If you can't be with the one you want...

I have wanted to play the guitar since I was about five years old.  My mom plays, and I remember pages of sheet music strewn about her as she gently strummed chords and sang in her flute-like voice.  She also used to accompany the family on Christmas Eve as we sang carols, fussing and protesting that she hadn't practiced, and then brightening the whole house with the music from her little black guitar.  She took me to try lessons with her guitar teacher, but I only remember going once or twice, so I'm guessing I did not show much aptitude.

When I was 19 or 20 my dad tried to help fulfill my wish to play guitar.  He told me to cut my nails and then showed me a scale exercise to practice on the strings, plucking as he moved along the fretboard.  He made it seem effortless and fun.  But when I tried, the guitar jutted into my arms and chest as I held it, and maneuvering all those strings to play a chromatic scale didn't seem worth the sore fingers it caused.
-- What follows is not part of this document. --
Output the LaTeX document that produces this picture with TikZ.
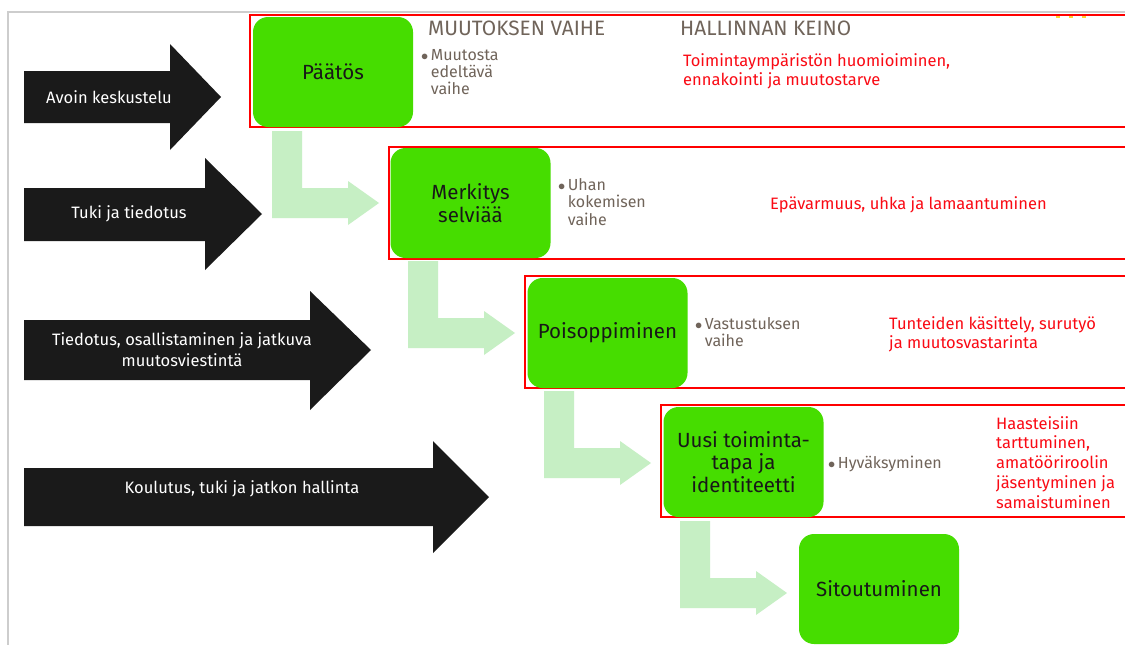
\documentclass[tikz,border=0pt]{standalone}
\usepackage{fontspec}
\setmainfont{Fira Sans}
\definecolor{stagegreen}{RGB}{70,221,0}
\definecolor{flowgreen}{RGB}{198,239,196}
\definecolor{arrowblack}{RGB}{26,26,26}
\definecolor{boxtext}{RGB}{24,24,24}
\definecolor{phasegray}{RGB}{112,100,90}
\definecolor{meansred}{RGB}{250,10,20}
\definecolor{framered}{RGB}{255,0,0}
\definecolor{edgegray}{RGB}{205,205,205}
\definecolor{dotyellow}{RGB}{255,212,50}
% stacked lines, first baseline at the node's base
\newcommand\stackl[1]{\begin{tabular}[t]{@{}l@{}}#1\end{tabular}}
% bulleted item with hanging lines
\newcommand\bulletl[1]{\begin{tabular}[t]{@{}l@{\hspace{2.5pt}}l@{}}{\fontsize{14}{14}\selectfont$\bullet$}&#1\end{tabular}}
\begin{document}
\begin{tikzpicture}[x=1pt,y=-1pt,
  stagebox/.style={fill=stagegreen, rounded corners=15pt, minimum width=160pt,
    minimum height=110pt, inner sep=0pt, align=center, text=boxtext,
    font=\fontsize{20.5}{22.5}\selectfont},
  phaseframe/.style={draw=framered, line width=2pt},
  flowarrow/.style={fill=flowgreen},
  leadarrow/.style={fill=arrowblack},
  leadtext/.style={text=white, align=center, inner sep=0pt,
    font=\fontsize{16.5}{21}\selectfont},
  headtext/.style={text=phasegray, anchor=west, inner sep=0pt,
    font=\fontsize{20.8}{22}\selectfont},
  phasetext/.style={text=phasegray, anchor=base west, inner sep=0pt,
    font=\fontsize{16}{17}\selectfont},
  meanstext/.style={text=meansred, anchor=base west, inner sep=0pt,
    font=\fontsize{16.5}{19.8}\selectfont},
]
\useasboundingbox (0,0) rectangle (1125,645);
\clip (0,0) rectangle (1125,645);
\fill[white] (0,0) rectangle (1125,645);

% slide edge
\draw[edgegray, line width=1.5pt] (8,650) -- (8,12) -- (1130,12);

% small decorative marks at the top right
\foreach \dx in {1058,1071,1084}
  \fill[dotyellow] (\dx-2,15.5) rectangle (\dx+2,18);

% rows: phase frames
\draw[phaseframe] (250,15) rectangle (1130,127);
\draw[phaseframe] (389,147) rectangle (1130,259);
\draw[phaseframe] (525,276) rectangle (1130,388);
\draw[phaseframe] (661,405) rectangle (1130,517);

% black lead arrows
\fill[leadarrow] (24,71) -- (170,71) -- (170,44) -- (221,97) -- (170,150) -- (170,123) -- (24,123) -- cycle;
\fill[leadarrow] (24,188) -- (205,188) -- (205,158) -- (262,214) -- (205,270) -- (205,241) -- (24,241) -- cycle;
\fill[leadarrow] (24,320) -- (310,320) -- (310,291) -- (371,350) -- (310,410) -- (310,380) -- (24,380) -- cycle;
\fill[leadarrow] (24,468) -- (433,468) -- (433,441) -- (489,497) -- (433,553) -- (433,526) -- (24,526) -- cycle;

\node[leadtext] (l1) at (109,97) {Avoin keskustelu};
\node[leadtext] (l2) at (129,214) {Tuki ja tiedotus};
\node[leadtext] (l3) at (182,350) {Tiedotus, osallistaminen ja jatkuva\\muutosviestintä};
\node[leadtext] (l4) at (242,489) {Koulutus, tuki ja jatkon hallinta};

% light green bent arrows between the stages
\foreach \k in {0,...,3} {
  \begin{scope}[shift={(136*\k,130*\k)}]
    \fill[flowarrow] (272,131) -- (302,131) -- (302,188) -- (348,188) -- (348,181)
      -- (379,203) -- (348,225) -- (348,218) -- (272,218) -- cycle;
  \end{scope}
}

% stages
\node[stagebox] (s1) at (333,72) {Päätös};
\node[stagebox] (s2) at (470.5,203) {Merkitys\\selviää};
\node[stagebox] (s3) at (607.5,333) {Poisoppiminen};
\node[stagebox] (s4) at (743.5,462) {Uusi toiminta-\\tapa ja\\identiteetti};
\node[stagebox] (s5) at (879,589) {Sitoutuminen};

% column headings
\node[headtext] (h1) at (428,28.5) {MUUTOKSEN VAIHE};
\node[headtext] (h2) at (680,28.5) {HALLINNAN KEINO};

% phase descriptions
\node[phasetext] (p1) at (421,60) {\bulletl{Muutosta\\&edeltävä\\&vaihe}};
\node[phasetext] (p2) at (558,190) {\bulletl{Uhan\\&kokemisen\\&vaihe}};
\node[phasetext] (p3) at (695,329) {\bulletl{Vastustuksen\\&vaihe}};
\node[phasetext] (p4) at (828,468) {\bulletl{Hyväksyminen}};

% management means
\node[meanstext] (m1) at (683,66) {\stackl{Toimintaympäristön huomioiminen,\\ennakointi ja muutostarve}};
\node[meanstext] (m2) at (770,209) {Epävarmuus, uhka ja lamaantuminen};
\node[meanstext] (m3) at (889,329) {\stackl{Tunteiden käsittely, surutyö\\ja muutosvastarinta}};
\node[meanstext] (m4) at (996,429) {\stackl{Haasteisiin\\tarttuminen,\\amatööriroolin\\jäsentyminen ja\\samaistuminen}};
\end{tikzpicture}
\end{document}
In my mid-twenties I tried again, purchasing a small guitar that suited my hands fairly well.  I learned four chords and could haltingly play a few songs.  I asked my husband, who I was dating at the time, to help me learn a Credence Clearwater Revival song.  An hour later we had broken up, and I had resolved never to touch a guitar again.
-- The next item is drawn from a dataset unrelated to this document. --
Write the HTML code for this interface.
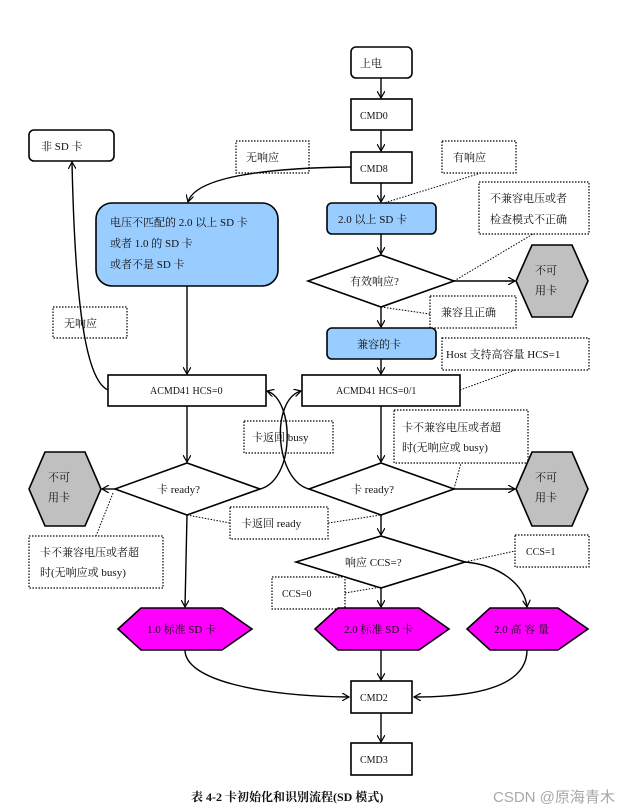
<!DOCTYPE html>
<html><head><meta charset="utf-8"><style>
html,body{margin:0;padding:0;background:#fff;}
svg{display:block;}
text{font-family:"Liberation Serif","Noto Serif CJK SC",serif;font-size:11px;fill:#111;}
.b{fill:#fff;stroke:#000;stroke-width:1.6;}
.d{fill:#fff;stroke:#000;stroke-width:1.2;stroke-dasharray:1.5,1.5;}
.l{fill:none;stroke:#000;stroke-width:1.4;}
.dl{fill:none;stroke:#000;stroke-width:1;stroke-dasharray:1.5,1.5;}
.blue{fill:#99ccff;stroke:#000;stroke-width:1.6;}
.gray{fill:#c0c0c0;stroke:#000;stroke-width:1.6;}
.mag{fill:#ff00ff;stroke:#000;stroke-width:1.6;}
</style></head><body>
<svg width="636" height="811" viewBox="0 0 636 811" xmlns="http://www.w3.org/2000/svg">
<defs><marker id="a" markerWidth="8" markerHeight="8" refX="7" refY="4" orient="auto" markerUnits="userSpaceOnUse"><path d="M0,0 L7,4 L0,8" fill="none" stroke="#000" stroke-width="1.2"/></marker></defs>

<!-- main vertical -->
<rect class="b" x="351" y="47" width="61" height="31" rx="5"/><text x="360" y="67">上电</text>
<line class="l" x1="381" y1="78" x2="381" y2="98" marker-end="url(#a)"/>
<rect class="b" x="351" y="99" width="61" height="31"/><text x="360" y="119" style="font-size:10px">CMD0</text>
<line class="l" x1="381" y1="130" x2="381" y2="151" marker-end="url(#a)"/>
<rect class="b" x="351" y="152" width="61" height="31"/><text x="360" y="172" style="font-size:10px">CMD8</text>

<rect class="b" x="29" y="130" width="85" height="31" rx="5"/><text x="41" y="150">非 SD 卡</text>
<rect class="d" x="236" y="141" width="73" height="32"/><text x="246" y="161">无响应</text>
<rect class="d" x="442" y="141" width="74" height="32"/><text x="453" y="161">有响应</text>
<path class="l" d="M351,167 C260,168 195,178 188,202" marker-end="url(#a)"/>
<line class="l" x1="381" y1="183" x2="381" y2="202" marker-end="url(#a)"/>
<path class="dl" d="M481,173 L384,203"/>

<rect class="blue" x="96" y="203" width="182" height="83" rx="16"/>
<text x="110" y="226">电压不匹配的 2.0 以上 SD 卡</text>
<text x="110" y="247">或者 1.0 的 SD 卡</text>
<text x="110" y="268">或者不是 SD 卡</text>

<rect class="blue" x="327" y="203" width="109" height="31" rx="5"/><text x="338" y="223">2.0 以上 SD 卡</text>
<rect class="d" x="479" y="182" width="110" height="52"/><text x="490" y="202">不兼容电压或者</text><text x="490" y="223">检查模式不正确</text>
<line class="l" x1="381" y1="234" x2="381" y2="254" marker-end="url(#a)"/>
<polygon class="b" points="308,281 381,255 454,281 381,307"/><text x="350" y="285">有效响应?</text>
<line class="l" x1="454" y1="281" x2="515" y2="281" marker-end="url(#a)"/>
<path class="dl" d="M454,281 L533,234"/>
<polygon class="gray" points="532,245 572,245 588,281 572,317 532,317 516,281"/><text x="535" y="274">不可</text><text x="535" y="294">用卡</text>
<rect class="d" x="430" y="296" width="86" height="32"/><text x="441" y="316">兼容且正确</text>
<path class="dl" d="M381,307 L430,314"/>
<line class="l" x1="381" y1="307" x2="381" y2="327" marker-end="url(#a)"/>
<rect class="blue" x="327" y="328" width="109" height="31" rx="5"/><text x="357" y="348">兼容的卡</text>
<rect class="d" x="442" y="338" width="147" height="32"/><text x="446" y="358">Host 支持高容量 HCS=1</text>
<path class="dl" d="M460,390 L515,370"/>
<line class="l" x1="381" y1="359" x2="381" y2="374" marker-end="url(#a)"/>

<line class="l" x1="187" y1="286" x2="187" y2="374" marker-end="url(#a)"/>
<rect class="d" x="53" y="307" width="74" height="31"/><text x="64" y="327">无响应</text>
<path class="l" d="M108,390 C85,380 75,300 72,162" marker-end="url(#a)"/>

<rect class="b" x="108" y="375" width="158" height="31"/><text x="150" y="394" style="font-size:10px">ACMD41 HCS=0</text>
<rect class="b" x="302" y="375" width="158" height="31"/><text x="336" y="394" style="font-size:10px">ACMD41 HCS=0/1</text>

<rect class="d" x="244" y="421" width="89" height="32"/><text x="252" y="441">卡返回 busy</text>
<path class="l" d="M260,489 C295,480 295,400 267,391" marker-end="url(#a)"/>
<path class="l" d="M309,489 C275,480 270,400 301,391" marker-end="url(#a)"/>

<line class="l" x1="187" y1="406" x2="187" y2="462" marker-end="url(#a)"/>
<line class="l" x1="381" y1="406" x2="381" y2="462" marker-end="url(#a)"/>
<rect class="d" x="394" y="410" width="134" height="53"/><text x="402" y="431">卡不兼容电压或者超</text><text x="402" y="451">时(无响应或 busy)</text>

<polygon class="gray" points="45,452 85,452 101,489 85,526 45,526 29,489"/><text x="48" y="481">不可</text><text x="48" y="501">用卡</text>
<polygon class="b" points="115,489 187,463 260,489 187,515"/><text x="157" y="493">卡 ready?</text>
<line class="l" x1="115" y1="489" x2="102" y2="489" marker-end="url(#a)"/>
<polygon class="b" points="309,489 381,463 454,489 381,515"/><text x="351" y="493">卡 ready?</text>
<line class="l" x1="454" y1="489" x2="515" y2="489" marker-end="url(#a)"/>
<path class="dl" d="M454,489 L461,463"/>
<polygon class="gray" points="532,452 572,452 588,489 572,526 532,526 516,489"/><text x="535" y="481">不可</text><text x="535" y="501">用卡</text>

<rect class="d" x="230" y="507" width="98" height="32"/><text x="241" y="527">卡返回 ready</text>
<path class="dl" d="M187,515 L230,523 M328,523 L381,515"/>
<rect class="d" x="29" y="536" width="134" height="52"/><text x="40" y="556">卡不兼容电压或者超</text><text x="40" y="576">时(无响应或 busy)</text>
<path class="dl" d="M113,493 L96,536"/>

<line class="l" x1="381" y1="515" x2="381" y2="535" marker-end="url(#a)"/>
<polygon class="b" points="296,562 381,536 465,562 381,588"/><text x="345" y="566">响应 CCS=?</text>
<rect class="d" x="515" y="535" width="74" height="32"/><text x="526" y="555" style="font-size:10px">CCS=1</text>
<path class="dl" d="M465,562 L515,551"/>
<rect class="d" x="272" y="577" width="73" height="32"/><text x="282" y="597" style="font-size:10px">CCS=0</text>
<path class="dl" d="M345,593 L381,587"/>
<line class="l" x1="381" y1="588" x2="381" y2="607" marker-end="url(#a)"/>
<path class="l" d="M465,562 C500,565 525,585 527,607" marker-end="url(#a)"/>
<line class="l" x1="187" y1="515" x2="185" y2="607" marker-end="url(#a)"/>

<polygon class="mag" points="118,629 141,608 222,608 252,629 222,650 141,650"/><text x="147" y="633">1.0 标准 SD 卡</text>
<polygon class="mag" points="315,629 338,608 419,608 449,629 419,650 338,650"/><text x="344" y="633">2.0 标准 SD 卡</text>
<polygon class="mag" points="467,629 490,608 558,608 588,629 558,650 490,650"/><text x="494" y="633">2.0 高 容 量</text>

<path class="l" d="M185,650 C185,680 260,696 349,697" marker-end="url(#a)"/>
<line class="l" x1="381" y1="650" x2="381" y2="680" marker-end="url(#a)"/>
<path class="l" d="M527,650 C527,685 480,697 414,697" marker-end="url(#a)"/>
<rect class="b" x="351" y="681" width="61" height="32"/><text x="360" y="701" style="font-size:10px">CMD2</text>
<line class="l" x1="381" y1="713" x2="381" y2="742" marker-end="url(#a)"/>
<rect class="b" x="351" y="743" width="61" height="32"/><text x="360" y="763" style="font-size:10px">CMD3</text>

<text x="191" y="801" style="font-size:12px;font-weight:bold">表 4-2 卡初始化和识别流程(SD 模式)</text>
<text x="493" y="802" style="font-family:'Liberation Sans','Noto Sans CJK SC',sans-serif;font-size:15px;fill:#a8a8a8">CSDN @原海青木</text>
</svg>
</body></html>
Then came this summer, when I taught sumer camp at Fairyland and found out that one of the other teachers is also a musician, and lives in my neighborhood.  One thing led to another and the next thing I knew, I had booked a lesson.  A ukelele lesson.

My new ukelele has four easy-to-press strings and weighs less than a pound.  I can wrap my fingers all the way around its neck.  Yesterday I had my first lesson, and it was the first time I truly felt successful with a stringed instrument.  All day I sang my favorite songs, imagining the happy strum of my ukelele that would soon sing along with me.  Later that night I practiced the transition from C to G7 until I could do it without peeking, then played a triumphant Row, Row, Row Your Boat.  It might be too early to tell, but I think my ukelele and I will be friends for a long time.